### PROBLEM TO SOLVE:
Count lines, not occurrences: report how many lines in the records hold the string "with", and nothing else.

### DATA FOR THIS TASK:
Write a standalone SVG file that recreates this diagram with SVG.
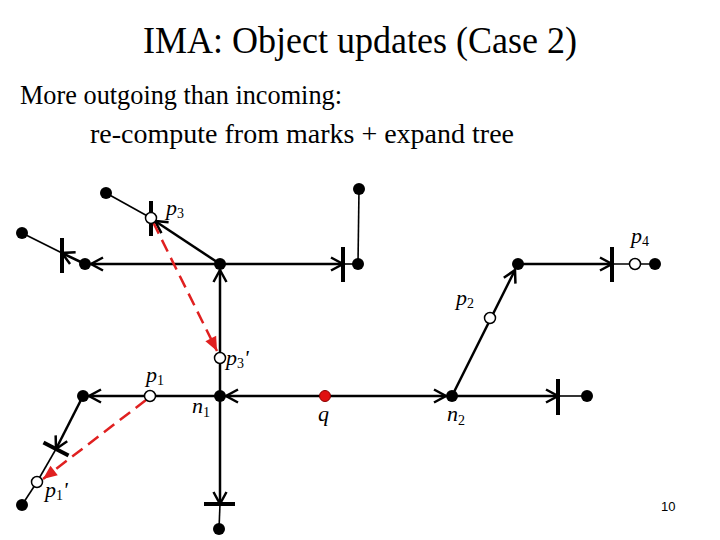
<svg xmlns="http://www.w3.org/2000/svg" width="720" height="540" viewBox="0 0 720 540">
<style>
.title{font-family:"Liberation Serif",serif;font-size:37px;fill:#000}
.body{font-family:"Liberation Serif",serif;font-size:28px;fill:#000}
.lbl{font-family:"Liberation Serif",serif;font-size:22px;font-style:italic;fill:#000}
.sub{font-size:14px;font-style:normal}
.thick{stroke:#000;stroke-width:2.5;fill:none}
.thin{stroke:#000;stroke-width:1.6;fill:none}
.tick{stroke:#000;stroke-width:4;fill:none}
.red{stroke:#e02020;stroke-width:2.5;fill:none;stroke-dasharray:13 7}
.dot{fill:#000}
.open{fill:#fff;stroke:#000;stroke-width:1.5}
.q{fill:#e01010;stroke:#800;stroke-width:1}
.pg{font-family:"Liberation Sans",sans-serif;font-size:13px;fill:#000}
</style>
<defs>
<marker id="ah" markerUnits="userSpaceOnUse" viewBox="-14 -8 16 16" markerWidth="16" markerHeight="16" refX="0" refY="0" orient="auto" overflow="visible">
<path d="M-12,-6.5 L0,0 L-12,6.5" fill="none" stroke="#000" stroke-width="2.5"/>
</marker>
<marker id="rh" markerUnits="userSpaceOnUse" viewBox="-16 -8 18 16" markerWidth="18" markerHeight="16" refX="0" refY="0" orient="auto" overflow="visible">
<path d="M-14,-6 L0,0 L-14,6 Z" fill="#e02020"/>
</marker>
</defs>
<text class="title" x="143" y="53" textLength="434" lengthAdjust="spacingAndGlyphs">IMA: Object updates (Case 2)</text>
<text class="body" x="20" y="104" textLength="322" lengthAdjust="spacingAndGlyphs">More outgoing than incoming:</text>
<text class="body" x="90" y="143" textLength="424" lengthAdjust="spacingAndGlyphs">re-compute from marks + expand tree</text>
<g id="connectors">
<line class="thick" x1="220" y1="264" x2="91" y2="264" marker-end="url(#ah)"/>
<line class="thick" x1="85" y1="264" x2="62" y2="253" marker-end="url(#ah)"/>
<line class="thin" x1="62" y1="253" x2="22" y2="233"/>
<line class="tick" x1="62" y1="238" x2="62" y2="273"/>
<line class="thick" x1="220" y1="264" x2="155" y2="221" marker-end="url(#ah)"/>
<line class="thin" x1="151" y1="218" x2="106" y2="193"/>
<line class="tick" x1="151" y1="201" x2="151" y2="236"/>
<line class="thick" x1="220" y1="264" x2="343" y2="264" marker-end="url(#ah)"/>
<line class="tick" x1="343" y1="247" x2="343" y2="282"/>
<line class="thin" x1="343" y1="264" x2="358" y2="264"/>
<line class="thin" x1="358" y1="264" x2="359" y2="189"/>
<line class="thick" x1="220" y1="396" x2="220" y2="270" marker-end="url(#ah)"/>
<line class="thick" x1="220" y1="396" x2="89" y2="396" marker-end="url(#ah)"/>
<line class="thick" x1="83" y1="396" x2="56" y2="449" marker-end="url(#ah)"/>
<line class="tick" x1="43.5" y1="442.5" x2="68.5" y2="455.5"/>
<line class="thin" x1="56" y1="449" x2="37" y2="482"/>
<line class="thin" x1="37" y1="482" x2="22" y2="505"/>
<line class="thick" x1="220" y1="396" x2="220" y2="504" marker-end="url(#ah)"/>
<line class="tick" x1="204" y1="504" x2="235" y2="504"/>
<line class="thin" x1="220" y1="504" x2="219" y2="529"/>
<line class="thick" x1="325" y1="396" x2="226" y2="396" marker-end="url(#ah)"/>
<line class="thick" x1="325" y1="396" x2="446" y2="396" marker-end="url(#ah)"/>
<line class="thick" x1="452" y1="396" x2="558" y2="396" marker-end="url(#ah)"/>
<line class="tick" x1="558" y1="379" x2="558" y2="415"/>
<line class="thin" x1="558" y1="396" x2="587" y2="396"/>
<line class="thick" x1="452" y1="396" x2="515" y2="270" marker-end="url(#ah)"/>
<line class="thick" x1="518" y1="264" x2="612" y2="264" marker-end="url(#ah)"/>
<line class="tick" x1="612" y1="247" x2="612" y2="282"/>
<line class="thin" x1="612" y1="264" x2="655" y2="264"/>
<line class="red" x1="153" y1="222" x2="217" y2="351" marker-end="url(#rh)"/>
<line class="red" x1="146" y1="400" x2="43" y2="479" marker-end="url(#rh)"/>
</g>
<g id="nodeA"><circle class="dot" cx="220" cy="264" r="6"/></g>
<g id="nodeL"><circle class="dot" cx="85" cy="264" r="6"/></g>
<g id="nodeLL"><circle class="dot" cx="22" cy="233" r="6"/></g>
<g id="nodeTL"><circle class="dot" cx="106" cy="193" r="6"/></g>
<g id="nodeR"><circle class="dot" cx="358" cy="264" r="6"/></g>
<g id="nodeRT"><circle class="dot" cx="359" cy="189" r="6"/></g>
<g id="p3"><circle class="open" cx="151" cy="218" r="5.5"/><text class="lbl" x="166" y="215">p<tspan class="sub" dy="3">3</tspan></text></g>
<g id="p3prime"><circle class="open" cx="220" cy="358" r="5.5"/><text class="lbl" x="226" y="365">p<tspan class="sub" dy="3">3</tspan><tspan dy="-3">'</tspan></text></g>
<g id="n1"><circle class="dot" cx="220" cy="396" r="6"/><text class="lbl" x="192" y="413">n<tspan class="sub" dy="4">1</tspan></text></g>
<g id="p1"><circle class="open" cx="150" cy="396" r="5.5"/><text class="lbl" x="146" y="382">p<tspan class="sub" dy="3">1</tspan></text></g>
<g id="nodeL2"><circle class="dot" cx="83" cy="396" r="6"/></g>
<g id="p1prime"><circle class="open" cx="37" cy="482" r="5.5"/><text class="lbl" x="45" y="497">p<tspan class="sub" dy="3">1</tspan><tspan dy="-3">'</tspan></text></g>
<g id="nodeLB"><circle class="dot" cx="22" cy="505" r="6"/></g>
<g id="nodeB"><circle class="dot" cx="219" cy="529" r="6"/></g>
<g id="q"><circle class="q" cx="325" cy="396" r="5.5"/><text class="lbl" x="318" y="421">q</text></g>
<g id="n2"><circle class="dot" cx="452" cy="396" r="6"/><text class="lbl" x="447" y="421">n<tspan class="sub" dy="4">2</tspan></text></g>
<g id="nodeR2"><circle class="dot" cx="587" cy="396" r="6"/></g>
<g id="p2"><circle class="open" cx="490" cy="318" r="5.5"/><text class="lbl" x="456" y="305">p<tspan class="sub" dy="3">2</tspan></text></g>
<g id="nodeBtop"><circle class="dot" cx="518" cy="264" r="6"/></g>
<g id="p4"><circle class="open" cx="635" cy="264" r="5.5"/><text class="lbl" x="631" y="243">p<tspan class="sub" dy="3">4</tspan></text></g>
<g id="nodeR4"><circle class="dot" cx="655" cy="264" r="6"/></g>
<text class="pg" x="661" y="511">10</text>
</svg>
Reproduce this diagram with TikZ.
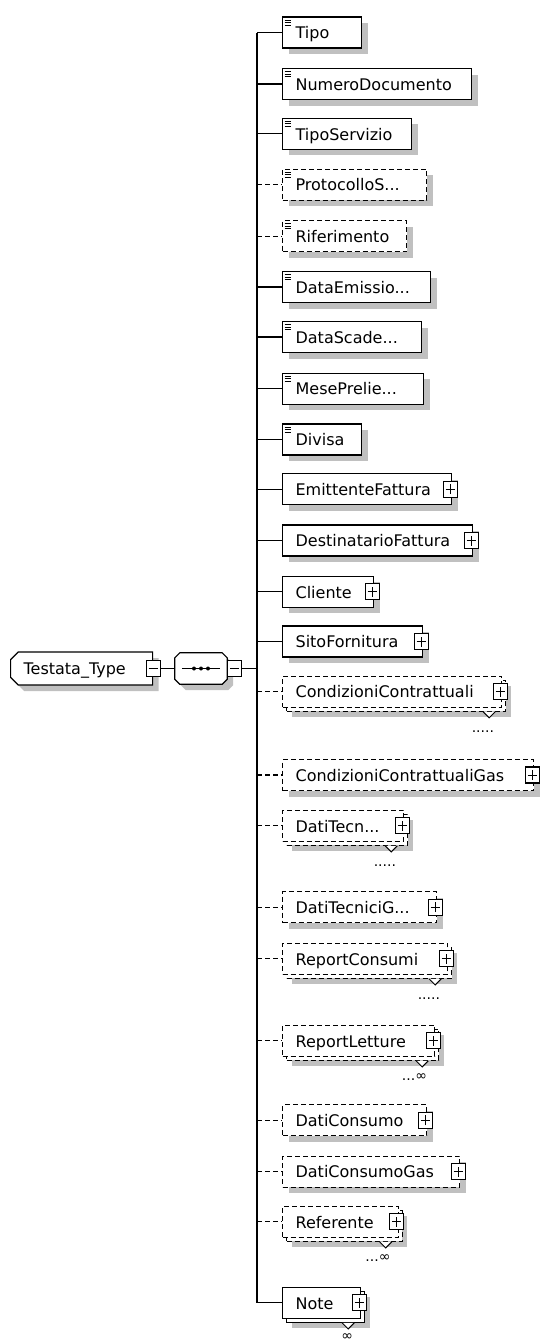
\documentclass[tikz,border=0pt]{standalone}
\usepackage{fontspec}
\setmainfont{DejaVu Sans}
\usepackage{tikz}
\usetikzlibrary{positioning, shapes, shadows}
\definecolor{ombra}{RGB}{192, 192, 192}
\definecolor{bordo}{RGB}{0, 0, 0}
\hyphenpenalty=10000
\tikzset{
    base/.style={draw=bordo, rectangle, fill=white, line width=1.2pt, anchor=west, minimum height=31pt, inner xsep=13pt, inner ysep=0pt, text height=13.5pt, text depth=1pt, align=left, font=\fontsize{16pt}{19pt}\selectfont},
    elem/.style={base, general shadow={fill=ombra, shadow xshift=6pt, shadow yshift=-6pt}},
    elemMulti/.style={base, general shadow={fill=ombra, shadow xshift=9pt, shadow yshift=-10pt}, general shadow={draw=bordo, fill=white, shadow xshift=4pt, shadow yshift=-4pt}},
    opz/.style={dash pattern=on 5pt off 3pt},
    semplice/.style={path picture={\draw [solid, line width=0.9pt, bordo] ([shift={(2,3)}]path picture bounding box.north west) -- ++(6,0) ([shift={(2,5.5)}]path picture bounding box.north west) -- ++(6,0) ([shift={(2,8)}]path picture bounding box.north west) -- ++(6,0);}},
    radice/.style={draw=bordo, chamfered rectangle, chamfered rectangle corners={north west, south west}, chamfered rectangle xsep=4pt, fill=white, line width=1.2pt, anchor=west, minimum height=33pt, inner xsep=9pt, inner ysep=0pt, text width=116pt, text height=13.5pt, text depth=1pt, align=left, font=\fontsize{16pt}{19pt}\selectfont, general shadow={fill=ombra, shadow xshift=6pt, shadow yshift=-6pt}},
    sequenza/.style={rectangle, minimum width=52pt, minimum height=31pt, inner sep=0pt},
    ottagono/.style={draw=bordo, fill=white, line width=1.2pt, general shadow={fill=ombra, shadow xshift=6pt, shadow yshift=-6pt}},
    meno/.style={draw=bordo, rectangle, solid, fill=white, line width=1.2pt, minimum width=14pt, minimum height=16pt, inner sep=0pt,
        path picture={\draw [line width=1pt] ([xshift=-4.5pt]path picture bounding box.center) -- ([xshift=4.5pt]path picture bounding box.center);}},
    piu/.style={draw=bordo, rectangle, solid, fill=white, line width=1.2pt, minimum width=14pt, minimum height=16pt, inner sep=0pt,
        path picture={\draw [line width=1pt] ([xshift=-4.5pt]path picture bounding box.center) -- ([xshift=4.5pt]path picture bounding box.center) ([yshift=-5pt]path picture bounding box.center) -- ([yshift=5pt]path picture bounding box.center);}},
    occ/.style={inner sep=0pt, anchor=base east, font=\fontsize{14pt}{16pt}\selectfont},
    tacca/.style={draw=bordo, fill=white, line width=1pt},
    conn/.style={-, bordo, line width=1.2pt},
}
\begin{document}
\begin{tikzpicture}[x=1pt, y=-1pt]
    \useasboundingbox (0,0) rectangle (541,1344);

    \node [radice] (testata) at (10,668.5) {Testata\_Type};
    \node [meno] (testataMeno) at (testata.east) {};
    \node [sequenza] (seq) at (201,668.5) {};
    \draw [ottagono] ([xshift=5pt]seq.north west) -- ([xshift=-5pt]seq.north east) -- ([yshift=-5pt]seq.north east) -- ([yshift=5pt]seq.south east) -- ([xshift=-5pt]seq.south east) -- ([xshift=5pt]seq.south west) -- ([yshift=5pt]seq.south west) -- ([yshift=-5pt]seq.north west) -- cycle;
    \draw [line width=1pt] ([xshift=7pt]seq.west) -- ([xshift=-7pt]seq.east);
    \fill ([xshift=-7pt]seq.center) circle (2pt);
    \fill (seq.center) circle (2pt);
    \fill ([xshift=7pt]seq.center) circle (2pt);
    \node [meno, anchor=west] (seqMeno) at (seq.east) {};

    \coordinate (alto) at (257,32.5);
    \coordinate (basso) at (257,1302.8);

    \node [elem, semplice, text width=53pt] (tipo) at (282,32.5) {Tipo};
    \node [elem, semplice, text width=163pt] (numeroDoc) at (282,84) {NumeroDocumento};
    \node [elem, semplice, text width=103pt] (tipoServ) at (282,133.8) {TipoServizio};
    \node [elem, semplice, opz, text width=118pt] (protocollo) at (282,184.7) {ProtocolloS...};
    \node [elem, semplice, opz, text width=98pt] (riferimento) at (282,236.2) {Riferimento};
    \node [elem, semplice, text width=122pt] (dataEmis) at (282,287) {DataEmissio...};
    \node [elem, semplice, text width=113pt] (dataScad) at (282,337) {DataScade...};
    \node [elem, semplice, text width=115pt] (mesePrel) at (282,388.7) {MesePrelie...};
    \node [elem, semplice, text width=53pt] (divisa) at (282,439.5) {Divisa};
    \node [elem, text width=143pt] (emittente) at (282,489.2) {EmittenteFattura};
    \node [elem, text width=164pt] (destinatario) at (282,540.5) {DestinatarioFattura};
    \node [elem, text width=65pt] (cliente) at (282,591.8) {Cliente};
    \node [elem, text width=114pt] (sito) at (282,641.5) {SitoFornitura};
    \node [elemMulti, opz, text width=193pt] (condContr) at (282,691.7) {CondizioniContrattuali};
    \node [elem, opz, text width=225pt] (condContrGas) at (282,775) {CondizioniContrattualiGas};
    \node [elemMulti, opz, text width=95pt] (datiTecn) at (282,825.8) {DatiTecn...};
    \node [elem, opz, text width=128pt] (datiTecG) at (282,907.2) {DatiTecniciG...};
    \node [elemMulti, opz, text width=139pt] (reportCons) at (282,958.8) {ReportConsumi};
    \node [elemMulti, opz, text width=126pt] (reportLett) at (282,1040.8) {ReportLetture};
    \node [elem, opz, text width=118pt] (datiCons) at (282,1120.3) {DatiConsumo};
    \node [elem, opz, text width=151pt] (datiConsGas) at (282,1171.7) {DatiConsumoGas};
    \node [elemMulti, opz, text width=89.5pt] (referente) at (282,1221.8) {Referente};
    \node [elemMulti, text width=52pt] (note) at (282,1302.8) {Note};

    \node [piu] (emittentePiu) at ([xshift=-2pt]emittente.east) {};
    \node [piu] (destinatarioPiu) at ([xshift=-2pt]destinatario.east) {};
    \node [piu] (clientePiu) at ([xshift=-2pt]cliente.east) {};
    \node [piu] (sitoPiu) at ([xshift=-2pt]sito.east) {};
    \node [piu] (condContrPiu) at ([xshift=-2pt]condContr.east) {};
    \node [piu] (condContrGasPiu) at ([xshift=-2pt]condContrGas.east) {};
    \node [piu] (datiTecnPiu) at ([xshift=-2pt]datiTecn.east) {};
    \node [piu] (datiTecGPiu) at ([xshift=-2pt]datiTecG.east) {};
    \node [piu] (reportConsPiu) at ([xshift=-2pt]reportCons.east) {};
    \node [piu] (reportLettPiu) at ([xshift=-2pt]reportLett.east) {};
    \node [piu] (datiConsPiu) at ([xshift=-2pt]datiCons.east) {};
    \node [piu] (datiConsGasPiu) at ([xshift=-2pt]datiConsGas.east) {};
    \node [piu] (referentePiu) at ([xshift=-2pt]referente.east) {};
    \node [piu] (notePiu) at ([xshift=-2pt]note.east) {};

    \draw [tacca] ([shift={(-19,4)}]condContr.south east) -- ([shift={(-13,10)}]condContr.south east) -- ([shift={(-7,4)}]condContr.south east);
    \draw [tacca] ([shift={(-19,4)}]datiTecn.south east) -- ([shift={(-13,10)}]datiTecn.south east) -- ([shift={(-7,4)}]datiTecn.south east);
    \draw [tacca] ([shift={(-19,4)}]reportCons.south east) -- ([shift={(-13,10)}]reportCons.south east) -- ([shift={(-7,4)}]reportCons.south east);
    \draw [tacca] ([shift={(-19,4)}]reportLett.south east) -- ([shift={(-13,10)}]reportLett.south east) -- ([shift={(-7,4)}]reportLett.south east);
    \draw [tacca] ([shift={(-19,4)}]referente.south east) -- ([shift={(-13,10)}]referente.south east) -- ([shift={(-7,4)}]referente.south east);
    \draw [tacca] ([shift={(-19,4)}]note.south east) -- ([shift={(-13,10)}]note.south east) -- ([shift={(-7,4)}]note.south east);

    \node [occ] (condContrOcc) at ([shift={(-8,25)}]condContr.south east) {.....};
    \node [occ] (datiTecnOcc) at ([shift={(-8,25)}]datiTecn.south east) {.....};
    \node [occ] (reportConsOcc) at ([shift={(-8,25)}]reportCons.south east) {.....};
    \node [occ] (reportLettOcc) at ([shift={(-8,24)}]reportLett.south east) {...∞};
    \node [occ] (referenteOcc) at ([shift={(-8,24)}]referente.south east) {...∞};
    \node [occ] (noteOcc) at ([shift={(-8,22)}]note.south east) {∞};

    \draw [conn] (testataMeno.east) -- (seq.west);
    \draw [conn] (seqMeno.east) -- (alto |- seqMeno.east);
    \draw [conn] (alto) -- (basso);

    \draw [conn] (alto |- tipo.west) -- (tipo.west);
    \draw [conn] (alto |- numeroDoc.west) -- (numeroDoc.west);
    \draw [conn] (alto |- tipoServ.west) -- (tipoServ.west);
    \draw [conn, opz] (alto |- protocollo.west) -- (protocollo.west);
    \draw [conn, opz] (alto |- riferimento.west) -- (riferimento.west);
    \draw [conn] (alto |- dataEmis.west) -- (dataEmis.west);
    \draw [conn] (alto |- dataScad.west) -- (dataScad.west);
    \draw [conn] (alto |- mesePrel.west) -- (mesePrel.west);
    \draw [conn] (alto |- divisa.west) -- (divisa.west);
    \draw [conn] (alto |- emittente.west) -- (emittente.west);
    \draw [conn] (alto |- destinatario.west) -- (destinatario.west);
    \draw [conn] (alto |- cliente.west) -- (cliente.west);
    \draw [conn] (alto |- sito.west) -- (sito.west);
    \draw [conn, opz] (alto |- condContr.west) -- (condContr.west);
    \draw [conn, opz] (alto |- condContrGas.west) -- (condContrGas.west);
    \draw [conn, opz] (alto |- datiTecn.west) -- (datiTecn.west);
    \draw [conn, opz] (alto |- datiTecG.west) -- (datiTecG.west);
    \draw [conn, opz] (alto |- reportCons.west) -- (reportCons.west);
    \draw [conn, opz] (alto |- reportLett.west) -- (reportLett.west);
    \draw [conn, opz] (alto |- datiCons.west) -- (datiCons.west);
    \draw [conn, opz] (alto |- datiConsGas.west) -- (datiConsGas.west);
    \draw [conn, opz] (alto |- referente.west) -- (referente.west);
    \draw [conn] (alto |- note.west) -- (note.west);
\end{tikzpicture}
\end{document}
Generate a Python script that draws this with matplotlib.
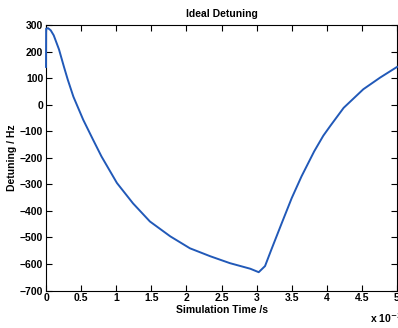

### RESPONSE TO THIS EXERCISE:
3